I hear a lot of people say this. Why don't you use it? I really have no concept since I'm using the Denny method with no extra bells and whistles.

I dont use it because it my final product turns out very nice with or with out it. I dont find the quality of my beer any better using it. My eff. are the same with/without it. As Dj noted, I use a cooler. I nail my mash temps and the cooler holds the temp with no loss. I used my HERMS alot in colder weather when it was easier to come in low on a mash temp or if I lost temp during the mash. But im a season brewer now. I hung up my boot straps a few years ago when I jumped to 20-24g. I'm able to fill kegs for winter now when 10g batches didn't cut it. A long time ago when the KC guys went to the Great Taste at the time the big topic of conversation for home brewers was 20-40 min conversion times. We talked this all the way there.

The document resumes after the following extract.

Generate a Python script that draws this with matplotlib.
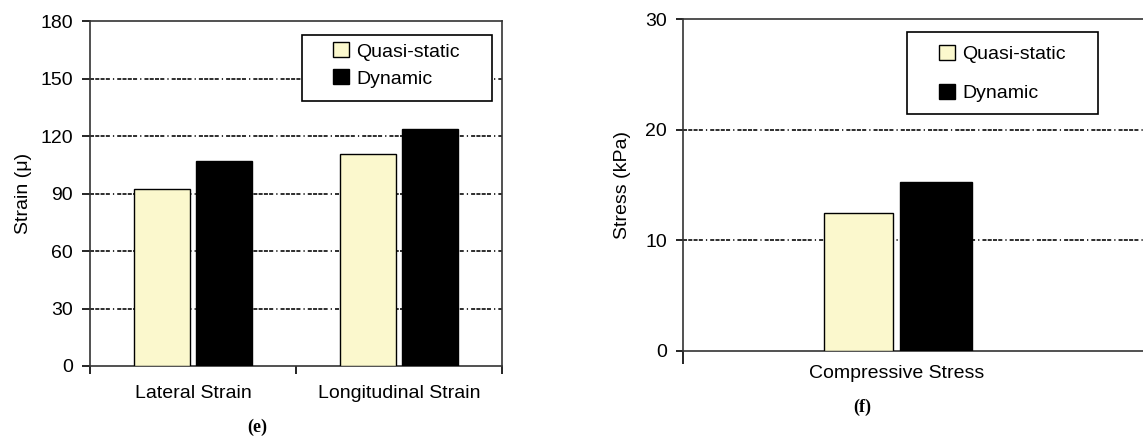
import matplotlib
matplotlib.use("Agg")
import matplotlib.pyplot as plt
from matplotlib.patches import Rectangle

plt.rcParams['font.family'] = ['Liberation Sans', 'DejaVu Sans']
plt.rcParams['lines.scale_dashes'] = False

# data
strain_cats = ['Lateral Strain', 'Longitudinal Strain']
strain_quasi = [92.5, 110.5]
strain_dyn = [107, 123.5]
stress_cats = ['Compressive Stress']
stress_quasi = [12.5]
stress_dyn = [15.3]
series_names = ['Quasi-static', 'Dynamic']

yellow = '#fbf8cd'
grid_dash = (0, (2.9, 0.9, 2.9, 0.9, 2.9, 0.9, 2.9, 2.2, 0.9, 2.2))
fs = 14

fig = plt.figure(figsize=(11.43, 4.36), dpi=100)

# ---- (e) strain
ax1 = fig.add_axes([90/1143, 1-366/436, 412/1143, 345/436])
x = list(range(len(strain_cats)))
ax1.bar([i - 0.15 for i in x], strain_quasi, width=0.27, color=yellow,
        edgecolor='black', linewidth=1.0, zorder=3, label=series_names[0])
ax1.bar([i + 0.15 for i in x], strain_dyn, width=0.27, color='black',
        edgecolor='black', linewidth=1.0, zorder=3, label=series_names[1])
ax1.set_xlim(-0.5, len(strain_cats) - 0.5)
ax1.set_ylim(0, 180)
ax1.set_yticks(range(0, 181, 30))
for v in range(30, 180, 30):
    ax1.axhline(v, color='black', lw=1.15, linestyle=grid_dash, zorder=1)
ax1.set_xticks([-0.5, 0.5, 1.5])
ax1.set_xticklabels([])
ax1.set_xticks(x, minor=True)
ax1.set_xticklabels(strain_cats, minor=True, fontsize=fs)
ax1.tick_params(axis='x', which='minor', length=0, pad=14)
ax1.tick_params(axis='x', which='major', direction='out', length=6, width=1.2)
ax1.tick_params(axis='y', direction='out', length=5.8, width=1.2, labelsize=fs, pad=6.5)
ax1.set_ylabel('Strain (\u03bc)', fontsize=fs, labelpad=6)
# legend frame drawn as its own box
ax1.add_patch(Rectangle((0.515, 0.768), 0.461, 0.191, transform=ax1.transAxes,
                        facecolor='white', edgecolor='black', linewidth=1.2, zorder=4))
leg = ax1.legend(loc='upper left', bbox_to_anchor=(0.59, 0.938), frameon=False,
                 fontsize=fs, handlelength=0.8, handleheight=0.8, handletextpad=0.4,
                 labelspacing=0.45, borderpad=0, borderaxespad=0)
leg.set_zorder(5)
for s in ax1.spines.values():
    s.set_linewidth(1.2)
    s.set_color('#333333')
fig.text(257/1143, 1-427/436, '(e)', family='Liberation Serif', fontweight='bold',
         fontsize=13, ha='center', va='center')

# ---- (f) stress
ax2 = fig.add_axes([683/1143, 1-350.7/436, 494/1143, 331.4/436])
ax2.bar([-0.09], stress_quasi, width=0.163, color=yellow, edgecolor='black',
        linewidth=1.0, zorder=3, label=series_names[0])
ax2.bar([0.09], stress_dyn, width=0.168, color='black', edgecolor='black',
        linewidth=1.0, zorder=3, label=series_names[1])
ax2.set_xlim(-0.5, 0.654)
ax2.set_ylim(0, 30)
ax2.set_yticks([0, 10, 20, 30])
for v in [10, 20]:
    ax2.axhline(v, color='black', lw=1.15, linestyle=grid_dash, zorder=1)
ax2.set_xticks([-0.5])
ax2.set_xticklabels([])
ax2.set_xticks([0], minor=True)
ax2.set_xticklabels(stress_cats, minor=True, fontsize=fs)
ax2.tick_params(axis='x', which='minor', length=0, pad=10)
ax2.tick_params(axis='x', which='major', direction='out', length=9, width=1.2)
ax2.tick_params(axis='y', direction='out', length=5, width=1.2, labelsize=fs, pad=6.5)
ax2.set_ylabel('Stress (kPa)', fontsize=fs, labelpad=10)
ax2.add_patch(Rectangle((224/494, 1 - 95/331.4), 191/494, 82/331.4, transform=ax2.transAxes,
                        facecolor='white', edgecolor='black', linewidth=1.2, zorder=4))
leg2 = ax2.legend(loc='upper left', bbox_to_anchor=(256/494, 1 - 26/331.4), frameon=False,
                  fontsize=fs, handlelength=0.8, handleheight=0.8, handletextpad=0.4,
                  labelspacing=1.05, borderpad=0, borderaxespad=0)
leg2.set_zorder(5)
for s in ax2.spines.values():
    s.set_linewidth(1.2)
    s.set_color('#333333')
fig.text(862/1143, 1-407/436, '(f)', family='Liberation Serif', fontweight='bold',
         fontsize=13, ha='center', va='center')

fig.savefig('out.png', dpi=100)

So when we got back and knowing my system, I decided to do a 40min mash, 10min mash out thru the HERMS. Yes, it worked just fine. I was still happy with my product and mash eff. still averaged 85%. Never any lautering problems. So this has been my experience over the years. I know plenty of step mashers using RIMS and HERMS. They make a good product and I really enjoy their beers. But I dont think its any better than what Ive been producing with single infusions. So just find a technique that works for you and run with it. You will make something good. But in the end, I think techniques in the fermenter have way more impact on your beer than the issue at hand.